Prominent in that list would be Saudi Arabia, whose rulers have long expressed an intent to acquire nuclear weapons if and when Iran goes nuclear. (Israel’s extensive cache of nukes doesn’t seem to bother them.) As Crown Prince Mohammed bin Salman told CBS in 2018: “If Iran develops a nuclear bomb, we will follow suit as soon as possible.” True to their habit of getting others to do the work, the Saudis have poured money into other people’s bomb-making programs in exchange for commitments to make some of the resultant products available when asked. Such was the arrangement with Saddam Hussein back in the 1980s. According to Mohammed al Khilewi, a Saudi deputy ambassador to the UN who sought asylum in the US in 1994, the Saudi contribution to the program amounted to $5 billion. Although US officials downplayed Khilewi’s well-documented assertions, the late James E. Akins, a former US ambassador to Saudi Arabia, who remained close to the country’s rulers, previously confirmed to me that there had indeed been such an agreement and that the CIA had known all about it. Although Saddam’s bomb never appeared, the Saudis, according to multiple sources, footed much of the bill for the more successful Pakistani bomb program – up to 60 percent of the cost by one estimate. “Saudi Arabia provided generous financial support to Pakistan that enabled the nuclear program to continue,” Feroz Hassan Khan, a veteran of the program, recounted in his book Eating Grass: The Making of the Pakistani Bomb.

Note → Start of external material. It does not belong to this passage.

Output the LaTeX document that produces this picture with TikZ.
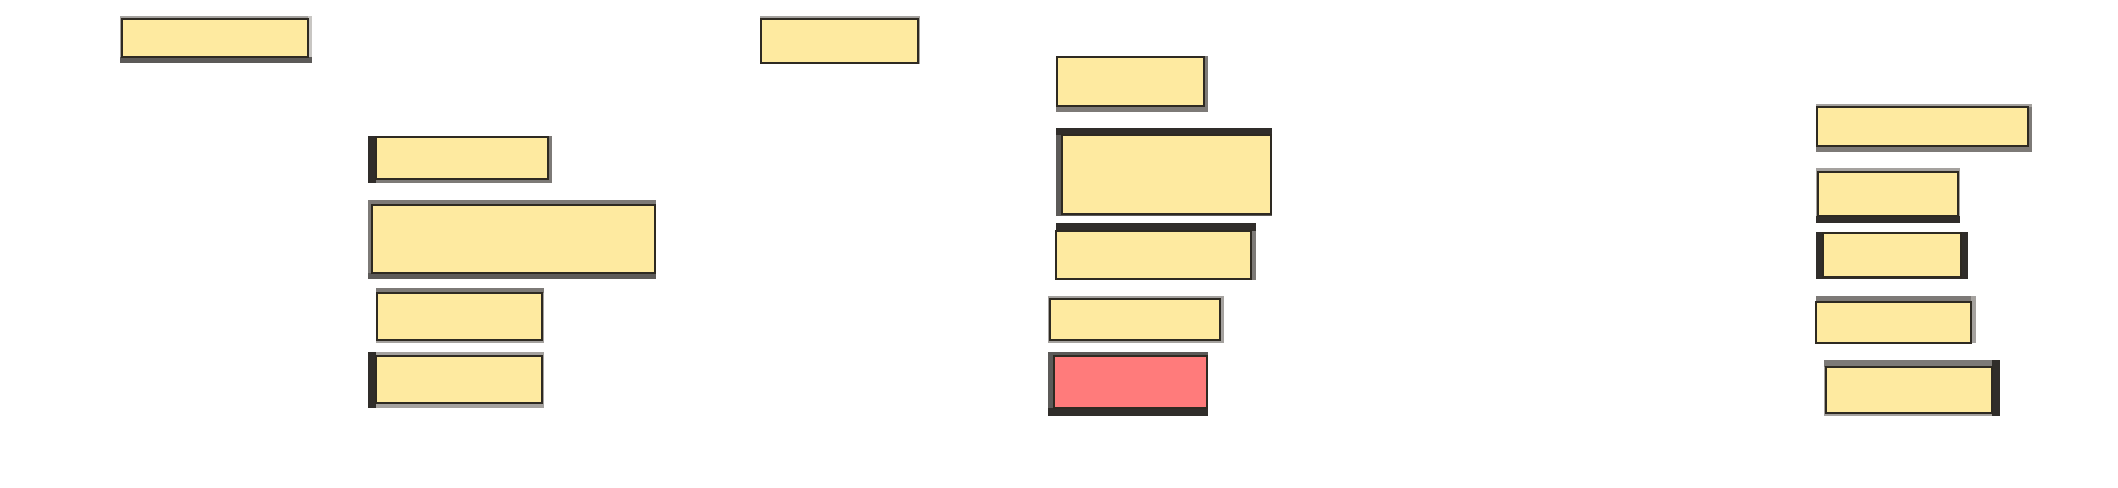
\documentclass[tikz,border=0pt]{standalone}
\usepackage{xcolor}
\usetikzlibrary{positioning}
\definecolor{paper}{RGB}{254,234,160}
\definecolor{alert}{RGB}{255,123,123}
\definecolor{edge}{RGB}{46,42,34}
\definecolor{shadeA}{RGB}{200,198,195}
\definecolor{shadeB}{RGB}{165,162,159}
\definecolor{shadeC}{RGB}{125,122,119}
\definecolor{shadeD}{RGB}{92,90,88}
\definecolor{shadeE}{RGB}{48,45,42}

\begin{document}
\begin{tikzpicture}[x=0.01cm, y=-0.01cm,
    panel/.style={fill=paper, draw=edge, line width=0.6pt}]
    \useasboundingbox (0,0) rectangle (2118,488);

    % 左列
    \fill[shadeB] (120,16) rectangle (312,63);
    \fill[shadeA] (308,16) rectangle (312,63);
    \fill[shadeD] (120,57) rectangle (312,63);
    \draw[panel] (122,19) rectangle (308,57);

    \fill[shadeC] (368,136) rectangle (552,183);
    \fill[shadeE] (368,136) rectangle (376,183);
    \draw[panel] (376,137) rectangle (548,179);

    \fill[shadeC] (368,200) rectangle (656,279);
    \fill[shadeD] (368,273) rectangle (656,279);
    \draw[panel] (372,205) rectangle (655,273);

    \fill[shadeB] (376,288) rectangle (544,343);
    \fill[shadeC] (376,288) rectangle (544,293);
    \draw[panel] (377,293) rectangle (542,340);

    \fill[shadeB] (368,352) rectangle (544,408);
    \fill[shadeE] (368,352) rectangle (376,408);
    \draw[panel] (376,356) rectangle (542,403);

    % 中列
    \fill[shadeB] (760,16) rectangle (920,64);
    \draw[panel] (761,19) rectangle (918,63);

    \fill[shadeC] (1056,56) rectangle (1208,112);
    \draw[panel] (1057,57) rectangle (1204,106);

    \fill[shadeD] (1056,128) rectangle (1272,216);
    \fill[shadeE] (1056,128) rectangle (1272,135);
    \draw[panel] (1062,135) rectangle (1271,214);

    \fill[shadeC] (1056,223) rectangle (1256,280);
    \fill[shadeE] (1056,223) rectangle (1256,231);
    \draw[panel] (1056,231) rectangle (1251,279);

    \fill[shadeB] (1048,296) rectangle (1224,343);
    \draw[panel] (1050,299) rectangle (1220,340);

    % 红色块
    \fill[shadeD] (1048,352) rectangle (1208,416);
    \fill[shadeE] (1048,408) rectangle (1208,416);
    \draw[panel, fill=alert] (1054,356) rectangle (1207,408);

    % 右列
    \fill[shadeC] (1816,104) rectangle (2032,152);
    \fill[shadeB] (1816,104) rectangle (2032,107);
    \draw[panel] (1817,107) rectangle (2028,146);

    \fill[shadeB] (1816,168) rectangle (1960,223);
    \fill[shadeE] (1816,216) rectangle (1960,223);
    \draw[panel] (1818,172) rectangle (1958,216);

    \fill[shadeE] (1816,232) rectangle (1968,279);
    \draw[panel] (1823,233) rectangle (1961,277);

    \fill[shadeC] (1816,296) rectangle (1976,343);
    \fill[shadeB] (1971,296) rectangle (1976,343);
    \draw[panel] (1816,302) rectangle (1971,343);

    \fill[shadeB] (1824,360) rectangle (2000,416);
    \fill[shadeC] (1824,360) rectangle (2000,367);
    \fill[shadeE] (1992,360) rectangle (2000,416);
    \draw[panel] (1826,367) rectangle (1992,413);
\end{tikzpicture}
\end{document}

As with the Iraqi deal, the arrangement reportedly involved a quid pro quo of Pakistani nukes being placed at the Saudis’ disposal if requested. According to a 2013 BBC Newsnight report by Mark Urban, Amos Yadlin, a former head of Israeli military intelligence, told a conference in Sweden in September that year that if Iran got the bomb, “the Saudis will not wait one month. They already paid for the bomb, they will go to Pakistan and bring what they need to bring.” Urban also quoted an anonymous senior Pakistani official as saying, “What did we think the Saudis were giving us all that money for? It wasn’t charity.”

Even if Pakistan-made bombs never come to Saudi Arabia, the Saudis have already done their bit to spread such weapons further afield. A.Q. Khan, the scientist who headed the Pakistani program, went on to export the Saudi-funded technology to the North Koreans, who put it to good use in their own weapons program. In turn, the Koreans have given lessons to others who feel in need of a bomb. While the Iranians paid some attention to the non-proliferation treaty, Pyongyang determinedly avoided any such cooperation, kicking out monitors in 2002 and avoiding diplomatic engagement on nuclear issues until they had their deterrent up and running by 2018, at which point they became essentially invulnerable. It is an instructive example that others will find increasingly attractive.